[Start of Extracted records]
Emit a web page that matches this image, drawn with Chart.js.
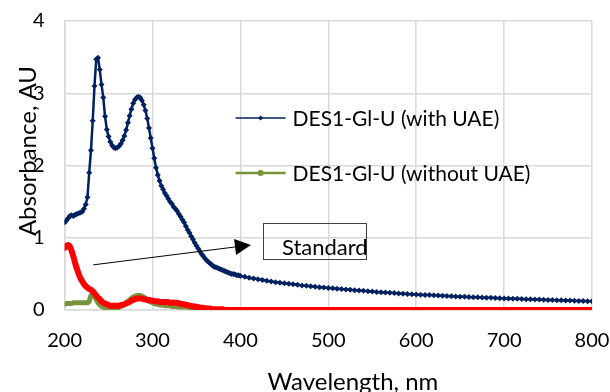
<!DOCTYPE html>
<html>
<head>
<meta charset="utf-8">
<script src="https://cdn.jsdelivr.net/npm/chart.js@4.4.1/dist/chart.umd.min.js"></script>
<style>
html,body{margin:0;padding:0;background:#fff;}
#wrap{width:610px;height:392px;}
</style>
</head>
<body>
<div id="wrap"><canvas id="uvChart"></canvas></div>
<script>
// wavelength (nm), 200-400 every 2 nm
const wavelength = [200,202,204,206,208,210,212,214,216,218,220,222,224,226,228,230,232,234,236,238,240,242,244,246,248,250,252,254,256,258,260,262,264,266,268,270,272,274,276,278,280,282,284,286,288,290,292,294,296,298,300,302,304,306,308,310,312,314,316,318,320,322,324,326,328,330,332,334,336,338,340,342,344,346,348,350,352,354,356,358,360,362,364,366,368,370,372,374,376,378,380,382,384,386,388,390,392,394,396,398,400];

const withUAE = [1.21,1.24,1.27,1.30,1.31,1.30,1.32,1.33,1.34,1.35,
 1.36,1.40,1.46,1.56,1.90,2.21,2.62,3.10,3.47,3.49,
 3.33,3.12,2.94,2.68,2.50,2.40,2.33,2.28,2.25,2.24,
 2.25,2.27,2.30,2.35,2.41,2.49,2.59,2.69,2.78,2.86,
 2.91,2.94,2.95,2.94,2.90,2.84,2.76,2.65,2.52,2.38,
 2.24,2.10,1.97,1.87,1.79,1.72,1.67,1.62,1.58,1.54,
 1.50,1.47,1.43,1.40,1.37,1.33,1.29,1.25,1.21,1.16,
 1.11,1.07,1.02,0.98,0.93,0.89,0.85,0.81,0.77,0.74,
 0.71,0.68,0.66,0.64,0.62,0.60,0.59,0.58,0.57,0.56,
 0.55,0.54,0.53,0.52,0.51,0.50,0.50,0.49,0.48,0.48,
 0.47];

// long tail of the UAE sample, every 5 nm
const tailWavelength = [405,410,415,420,425,430,435,440,445,450,455,460,465,470,475,480,485,490,495,500,505,510,515,520,525,530,535,540,545,550,555,560,565,570,575,580,585,590,595,600,605,610,615,620,625,630,635,640,645,650,655,660,665,670,675,680,685,690,695,700,705,710,715,720,725,730,735,740,745,750,755,760,765,770,775,780,785,790,795,800];
const withUAETail = [0.46,0.445,0.435,0.425,0.415,0.405,0.395,0.385,0.377,0.37,0.362,0.355,0.348,0.34,0.334,0.328,0.322,0.316,0.31,0.305,
 0.30,0.295,0.29,0.285,0.28,0.275,0.27,0.265,0.26,0.255,0.25,0.246,0.242,0.238,0.234,0.23,0.226,0.222,0.218,0.215,
 0.212,0.209,0.206,0.203,0.2,0.197,0.194,0.191,0.188,0.185,0.182,0.18,0.177,0.175,0.172,0.17,0.168,0.165,0.163,0.16,
 0.158,0.156,0.154,0.152,0.15,0.148,0.146,0.144,0.142,0.14,0.138,0.136,0.134,0.132,0.13,0.128,0.126,0.124,0.122,0.12];

const withoutUAE = [0.08,0.09,0.09,0.09,0.09,0.10,0.10,0.10,0.10,0.10,
 0.10,0.10,0.10,0.10,0.12,0.20,0.24,0.20,0.14,0.10,
 0.07,0.05,0.04,0.03,0.02,0.02,0.02,0.02,0.02,0.03,
 0.03,0.04,0.05,0.06,0.08,0.10,0.12,0.14,0.16,0.18,
 0.19,0.20,0.20,0.20,0.19,0.18,0.16,0.14,0.12,0.11,
 0.10,0.09,0.08,0.08,0.07,0.07,0.07,0.06,0.06,0.06,
 0.06,0.05,0.05,0.05,0.05,0.04,0.04,0.04,0.04,0.04,
 0.04,0.03,0.03,0.03,0.03,0.02,0.02,0.02,0.02,0.01,
 0.01,0.01,0.01,0.01,0,0,0,0,0,0,
 0,0,0,0,0,0,0,0,0,0,
 0];

const standard = [0.86,0.89,0.90,0.88,0.82,0.74,0.65,0.57,0.50,0.44,
 0.40,0.36,0.33,0.31,0.29,0.28,0.26,0.23,0.20,0.17,
 0.15,0.12,0.10,0.09,0.08,0.07,0.06,0.06,0.06,0.06,
 0.06,0.06,0.07,0.07,0.08,0.09,0.10,0.11,0.13,0.14,
 0.15,0.16,0.16,0.16,0.16,0.15,0.15,0.14,0.14,0.13,
 0.13,0.12,0.12,0.12,0.11,0.11,0.11,0.11,0.11,0.11,
 0.10,0.10,0.10,0.10,0.10,0.09,0.09,0.08,0.08,0.07,
 0.07,0.06,0.06,0.05,0.05,0.04,0.04,0.03,0.03,0.03,
 0.02,0.02,0.02,0.02,0.01,0.01,0.01,0.01,0.01,0.01,
 0.01,0,0,0,0,0,0,0,0,0,
 0];
const standardTailWavelength = [500,600,700,800];
const standardTail = [0,0,0,0];

const legendLabels = ['DES1-Gl-U (with UAE)', 'DES1-Gl-U (without UAE)'];
const noteLabel = 'Standard';
const yTitle = 'Absorbance, AU';
const xTitle = 'Wavelength, nm';

const FONT = 'Lato, "Open Sans", sans-serif';

function pts(xs, ys) {
  return xs.map((x, i) => ({x: x, y: ys[i]}));
}

const blueColor = '#002060';
const greenColor = '#77933C';
const redColor = '#FF0000';

const overlay = {
  id: 'overlay',
  afterDraw(chart) {
    const c = chart.ctx;
    const xs = chart.scales.x, ys = chart.scales.y;
    const px = v => xs.getPixelForValue(v);
    const py = v => ys.getPixelForValue(v);
    const area = chart.chartArea;
    c.save();

    // axis titles, placed off-centre like the Excel original
    c.fillStyle = '#000';
    c.font = '24px ' + FONT;
    c.textAlign = 'center';
    c.textBaseline = 'middle';
    c.fillText(xTitle, px(528), area.bottom + 72);
    c.save();
    c.translate(area.left - 36, py(2.2));
    c.rotate(-Math.PI / 2);
    c.fillText(yTitle, 0, 0);
    c.restore();

    // arrow pointing to the text box
    const x0 = px(232.6), y0 = py(0.625);
    const x1 = px(412), y1 = py(0.90);
    const ang = Math.atan2(y1 - y0, x1 - x0);
    const head = 16;
    c.strokeStyle = '#000';
    c.lineWidth = 1;
    c.beginPath();
    c.moveTo(x0, y0);
    c.lineTo(x1 - head * Math.cos(ang), y1 - head * Math.sin(ang));
    c.stroke();
    c.fillStyle = '#000';
    c.beginPath();
    c.moveTo(x1, y1);
    c.lineTo(x1 - head * Math.cos(ang) + 8 * Math.sin(ang), y1 - head * Math.sin(ang) - 8 * Math.cos(ang));
    c.lineTo(x1 - head * Math.cos(ang) - 8 * Math.sin(ang), y1 - head * Math.sin(ang) + 8 * Math.cos(ang));
    c.closePath();
    c.fill();
    // text box
    const bx0 = px(425.7), bx1 = px(543.4), by0 = py(1.21), by1 = py(0.71);
    c.strokeStyle = '#404040';
    c.lineWidth = 1;
    c.strokeRect(Math.round(bx0) + 0.5, Math.round(by0) + 0.5, Math.round(bx1 - bx0), Math.round(by1 - by0));
    c.fillStyle = '#000';
    c.font = '22px ' + FONT;
    c.textBaseline = 'middle';
    c.textAlign = 'left';
    c.fillText(noteLabel, bx0 + 19, (by0 + by1) / 2 + 7);

    // legend (only the two samples are listed)
    const lx = area.left + 171;
    const rows = [area.top + 97, area.top + 152];
    const cols = [blueColor, greenColor];
    rows.forEach((ry, i) => {
      c.strokeStyle = cols[i];
      c.lineWidth = i === 0 ? 1.5 : 2.5;
      c.beginPath();
      c.moveTo(lx, ry);
      c.lineTo(lx + 50, ry);
      c.stroke();
      c.fillStyle = cols[i];
      c.beginPath();
      if (i === 0) {
        c.moveTo(lx + 25, ry - 2.5); c.lineTo(lx + 27.5, ry); c.lineTo(lx + 25, ry + 2.5); c.lineTo(lx + 22.5, ry);
      } else {
        c.arc(lx + 25, ry, 3, 0, Math.PI * 2);
      }
      c.closePath();
      c.fill();
      c.fillStyle = '#000';
      c.font = '21px ' + FONT;
      c.textBaseline = 'middle';
      c.fillText(legendLabels[i], lx + 57, ry + 1);
    });
    c.restore();
  }
};

const ctx = document.getElementById('uvChart');
new Chart(ctx, {
  type: 'line',
  data: {
    datasets: [{
      label: legendLabels[0],
      data: pts(wavelength, withUAE).concat(pts(tailWavelength, withUAETail)),
      borderColor: blueColor,
      backgroundColor: blueColor,
      borderWidth: 2.5,
      pointStyle: 'rectRot',
      pointRadius: 3,
      pointBorderWidth: 0,
      order: 2
    }, {
      label: legendLabels[1],
      data: pts(wavelength, withoutUAE),
      borderColor: greenColor,
      backgroundColor: greenColor,
      borderWidth: 5,
      pointRadius: 0,
      order: 1
    }, {
      label: 'Standard',
      data: pts(wavelength, standard).concat(pts(standardTailWavelength, standardTail)),
      borderColor: redColor,
      backgroundColor: redColor,
      borderWidth: 6,
      pointRadius: 0,
      order: 0
    }]
  },
  options: {
    responsive: true,
    maintainAspectRatio: false,
    animation: false,
    layout: {padding: {top: 21, right: 18, bottom: 20, left: 13}},
    plugins: {
      legend: {display: false},
      tooltip: {enabled: false}
    },
    elements: {line: {tension: 0, borderJoinStyle: 'round', borderCapStyle: 'round'}},
    scales: {
      x: {
        type: 'linear',
        min: 200, max: 800,
        ticks: {stepSize: 100, padding: 19, color: '#000', font: {family: FONT, size: 20}},
        grid: {color: '#d9d9d9', lineWidth: 1.5, drawTicks: false},
        border: {color: '#d9d9d9', width: 1.5},
        afterFit(scale) { scale.paddingLeft = 0; scale.paddingRight = 0; }
      },
      y: {
        min: 0, max: 4,
        ticks: {stepSize: 1, padding: 20, color: '#000', font: {family: FONT, size: 20}},
        grid: {color: '#d9d9d9', lineWidth: 1.5, drawTicks: false},
        border: {color: '#d9d9d9', width: 1.5},
        afterFit(scale) { scale.paddingTop = 0; scale.paddingBottom = 0; }
      }
    }
  },
  plugins: [overlay]
});
</script>
</body>
</html>
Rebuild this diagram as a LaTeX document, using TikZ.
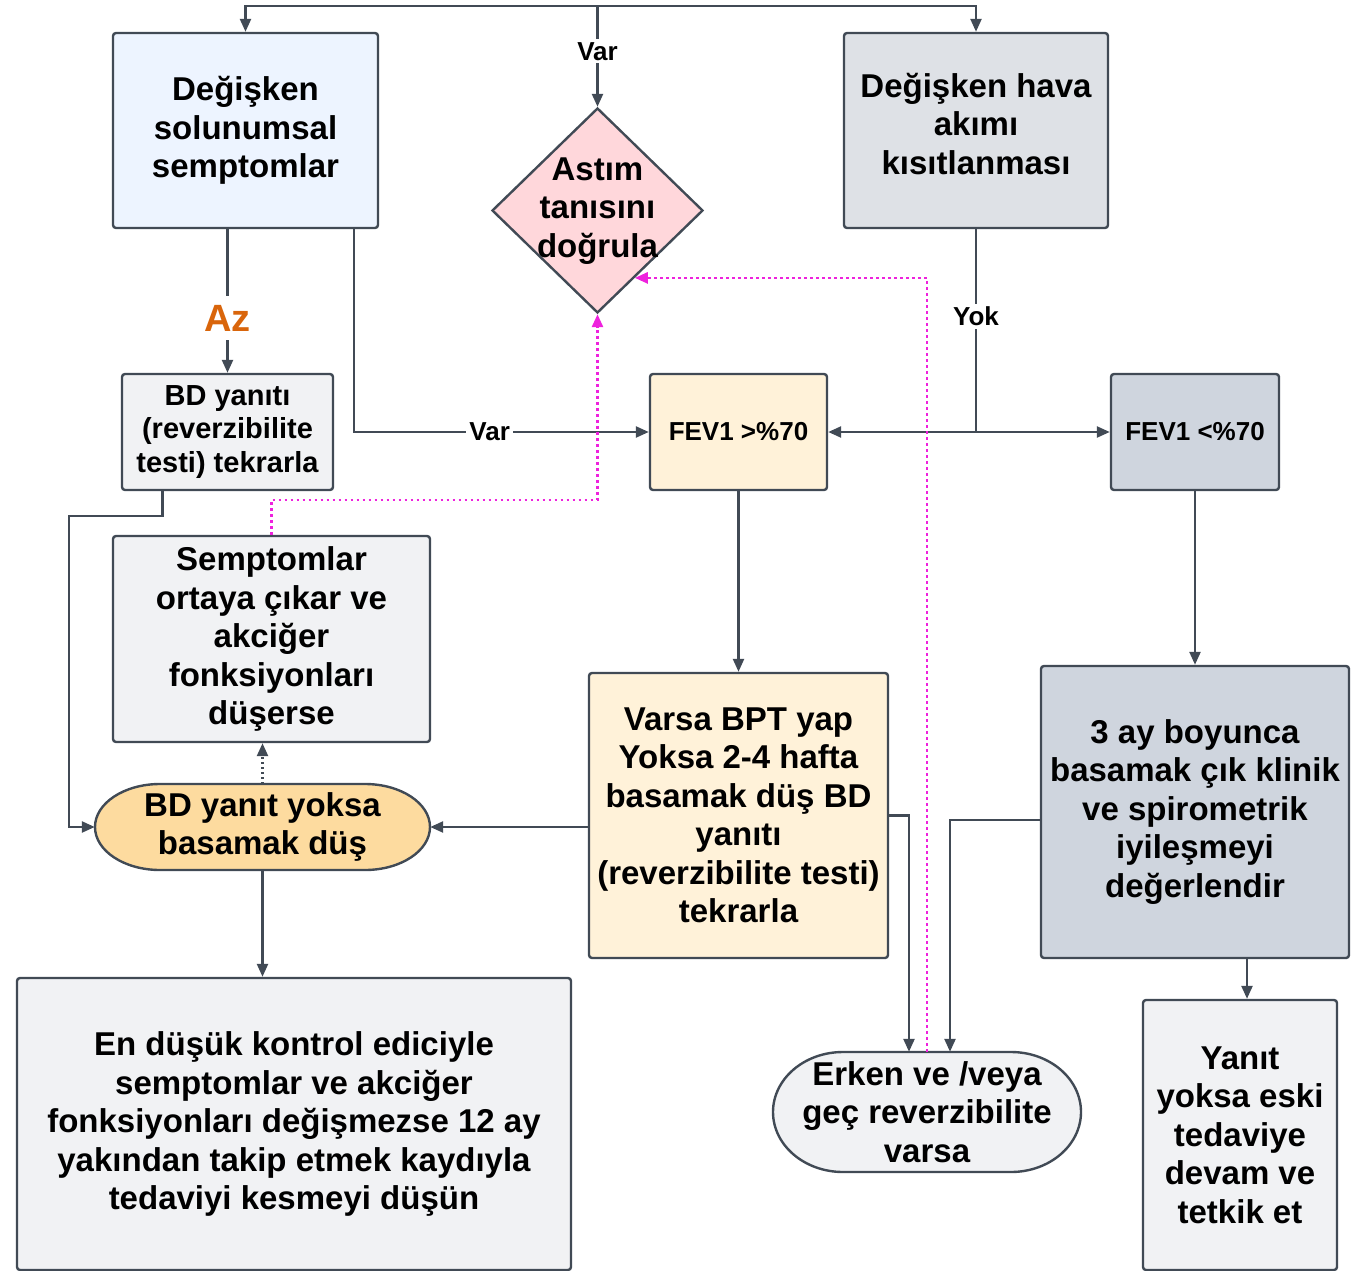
\documentclass[tikz,border=0pt]{standalone}
\usepackage{fontspec}
\setmainfont{Liberation Sans}
\usetikzlibrary{shapes.geometric,arrows.meta,calc}

\definecolor{ln}{HTML}{414A55}
\definecolor{mag}{HTML}{EE22DD}
\definecolor{azc}{HTML}{D9650B}
\definecolor{bluefill}{HTML}{EDF4FF}
\definecolor{grayfill}{HTML}{DEE1E6}
\definecolor{pinkfill}{HTML}{FFD7DB}
\definecolor{lightfill}{HTML}{F1F2F4}
\definecolor{creamfill}{HTML}{FFF2D9}
\definecolor{slatefill}{HTML}{CFD5DE}
\definecolor{orangefill}{HTML}{FDDB9F}

\tikzset{
  box/.style={rectangle,draw=ln,line width=2.4pt,rounded corners=3pt,align=center,inner sep=0pt,
    font={\fontsize{33}{38.5}\selectfont\bfseries}},
  txt/.style={align=center,inner sep=0pt,font={\fontsize{33}{38.5}\selectfont\bfseries}},
  pill/.style={draw=ln,line width=2.4pt},
  lbl/.style={fill=white,inner sep=3pt,font={\fontsize{26}{28}\selectfont\bfseries}},
  azlbl/.style={fill=white,inner sep=9pt,text=azc,font={\fontsize{38}{40}\selectfont\bfseries}},
  conn/.style={draw=ln,line width=2.4pt},
  arr/.style={conn,-{Triangle[length=13pt,width=11pt]}},
  dotarr/.style={arr,dash pattern=on 2pt off 3pt},
  magarr/.style={draw=mag,line width=2.7pt,dash pattern=on 2.7pt off 3.3pt,-{Triangle[length=13pt,width=11pt]}}
}

\begin{document}
\begin{tikzpicture}[x=1pt,y=-1pt]
  \useasboundingbox (0,0) rectangle (1366,1271);

  % rounded end shapes
  \filldraw[pill,fill=orangefill] (160,784) -- (365,784)
    arc[start angle=-90,end angle=90,x radius=65,y radius=43] -- (160,870)
    arc[start angle=90,end angle=270,x radius=65,y radius=43] -- cycle;
  \filldraw[pill,fill=lightfill] (843,1052) -- (1011,1052)
    arc[start angle=-90,end angle=90,x radius=70,y radius=60] -- (843,1172)
    arc[start angle=90,end angle=270,x radius=70,y radius=60] -- cycle;

  \begin{scope}[every node/.style={box}]
    \node[fill=bluefill,minimum width=265,minimum height=195] (1) at (245.5,130.5) {Değişken\\solunumsal\\semptomlar};
    \node[fill=grayfill,minimum width=264,minimum height=195] (2) at (976,130.5) {Değişken hava\\akımı\\kısıtlanması\rule[-14pt]{0pt}{1pt}};
    \node[diamond,rounded corners=0pt,fill=pinkfill,minimum width=211,minimum height=205] (3) at (597.5,210.5) {};
    \node[fill=lightfill,minimum width=211,minimum height=116,font={\fontsize{29}{33.5}\selectfont\bfseries}] (4) at (227.5,432) {BD yanıtı\\(reverzibilite\\testi) tekrarla};
    \node[fill=creamfill,minimum width=177,minimum height=116,font={\fontsize{26}{30}\selectfont\bfseries}] (5) at (738.5,432) {FEV1 >\%70};
    \node[fill=slatefill,minimum width=168,minimum height=116,font={\fontsize{26}{30}\selectfont\bfseries}] (6) at (1195,432) {FEV1 <\%70};
    \node[fill=lightfill,minimum width=317,minimum height=206] (7) at (271.5,639) {Semptomlar\\ortaya çıkar ve\\akciğer\\fonksiyonları\\düşerse};
    \node[fill=creamfill,minimum width=299,minimum height=285] (9) at (738.5,815.5) {Varsa BPT yap\\Yoksa 2-4 hafta\\basamak düş BD\\yanıtı\\(reverzibilite testi)\\tekrarla};
    \node[fill=slatefill,minimum width=308,minimum height=292] (10) at (1195,812) {3 ay boyunca\\basamak çık klinik\\ve spirometrik\\iyileşmeyi\\değerlendir};
    \node[fill=lightfill,minimum width=554,minimum height=292] (11) at (294,1124) {En düşük kontrol ediciyle\\semptomlar ve akciğer\\fonksiyonları değişmezse 12 ay\\yakından takip etmek kaydıyla\\tedaviyi kesmeyi düşün};
    \node[fill=lightfill,minimum width=194,minimum height=270] (13) at (1240,1135) {Yanıt\\yoksa eski\\tedaviye\\devam ve\\tetkik et};
  \end{scope}

  \begin{scope}[every node/.style={txt}]
    \node (3t) at (597.5,211) {Astım\\tanısını\\doğrula};
    \node[minimum width=335,minimum height=86] (8) at (262.5,827) {BD yanıt yoksa\\basamak düş};
    \node[minimum width=308,minimum height=120] (12) at (927,1112) {Erken ve /veya\\geç reverzibilite\\varsa};
  \end{scope}

  % connectors
  \coordinate (top) at (597.5,6);
  \coordinate (j) at (2.south |- 5.east);
  \coordinate (k) at (69,516);
  \coordinate (m1) at (597.5,500);

  \draw[arr] (top) -| (1.north);
  \draw[arr] (top) -| (2.north);
  \draw[arr] (top) -- node[lbl,pos=0.45] (var1) {Var} (3.north);
  \draw[arr] (4.north |- 1.south) -- node[azlbl,pos=0.62] (az) {Az} (4.north);
  \draw[arr] ($(1.south east)+(-25,0)$) |- node[lbl,pos=0.73] (var2) {Var} (5.west);
  \draw[conn] (2.south) -- node[lbl,pos=0.43] (yok) {Yok} (j);
  \draw[arr] (j) -- (5.east);
  \draw[arr] (j) -- (6.west);
  \draw[arr] (5.south) -- (9.north);
  \draw[arr] (6.south) -- (10.north);
  \draw[arr] ($(10.south)+(52,0)$) -- ($(13.north)+(7,0)$);
  \draw[arr] ($(4.south)+(-65,0)$) |- (k) |- (8.west);
  \draw[arr] (9.west |- 8.east) -- (8.east);
  \draw[arr] (8.south) -- (8.south |- 11.north);
  \draw[dotarr] (8.north) -- (8.north |- 7.south);
  \draw[arr] (9.east) -| ($(12.north)+(-18,0)$);
  \draw[arr] ($(10.west)+(0,8)$) -| ($(12.north)+(23,0)$);
  \draw[magarr] (7.north) |- (m1) -- (3.south);
  \draw[magarr] (12.north) |- ($(3.east)!0.65!(3.south)$);

\end{tikzpicture}
\end{document}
[End of Extracted records]
Exercise instructions: Everything above from the line with "Rebuild this diagram" through the line with "(0,0) rectangle (1366,1271);" should be retyped exactly, and nothing else; omit pictures.

Solution:
Rebuild this diagram as a LaTeX document, using TikZ.
\documentclass[tikz,border=0pt]{standalone}
\usepackage{fontspec}
\setmainfont{Liberation Sans}
\usetikzlibrary{shapes.geometric,arrows.meta,calc}

\definecolor{ln}{HTML}{414A55}
\definecolor{mag}{HTML}{EE22DD}
\definecolor{azc}{HTML}{D9650B}
\definecolor{bluefill}{HTML}{EDF4FF}
\definecolor{grayfill}{HTML}{DEE1E6}
\definecolor{pinkfill}{HTML}{FFD7DB}
\definecolor{lightfill}{HTML}{F1F2F4}
\definecolor{creamfill}{HTML}{FFF2D9}
\definecolor{slatefill}{HTML}{CFD5DE}
\definecolor{orangefill}{HTML}{FDDB9F}

\tikzset{
  box/.style={rectangle,draw=ln,line width=2.4pt,rounded corners=3pt,align=center,inner sep=0pt,
    font={\fontsize{33}{38.5}\selectfont\bfseries}},
  txt/.style={align=center,inner sep=0pt,font={\fontsize{33}{38.5}\selectfont\bfseries}},
  pill/.style={draw=ln,line width=2.4pt},
  lbl/.style={fill=white,inner sep=3pt,font={\fontsize{26}{28}\selectfont\bfseries}},
  azlbl/.style={fill=white,inner sep=9pt,text=azc,font={\fontsize{38}{40}\selectfont\bfseries}},
  conn/.style={draw=ln,line width=2.4pt},
  arr/.style={conn,-{Triangle[length=13pt,width=11pt]}},
  dotarr/.style={arr,dash pattern=on 2pt off 3pt},
  magarr/.style={draw=mag,line width=2.7pt,dash pattern=on 2.7pt off 3.3pt,-{Triangle[length=13pt,width=11pt]}}
}

\begin{document}
\begin{tikzpicture}[x=1pt,y=-1pt]
  \useasboundingbox (0,0) rectangle (1366,1271);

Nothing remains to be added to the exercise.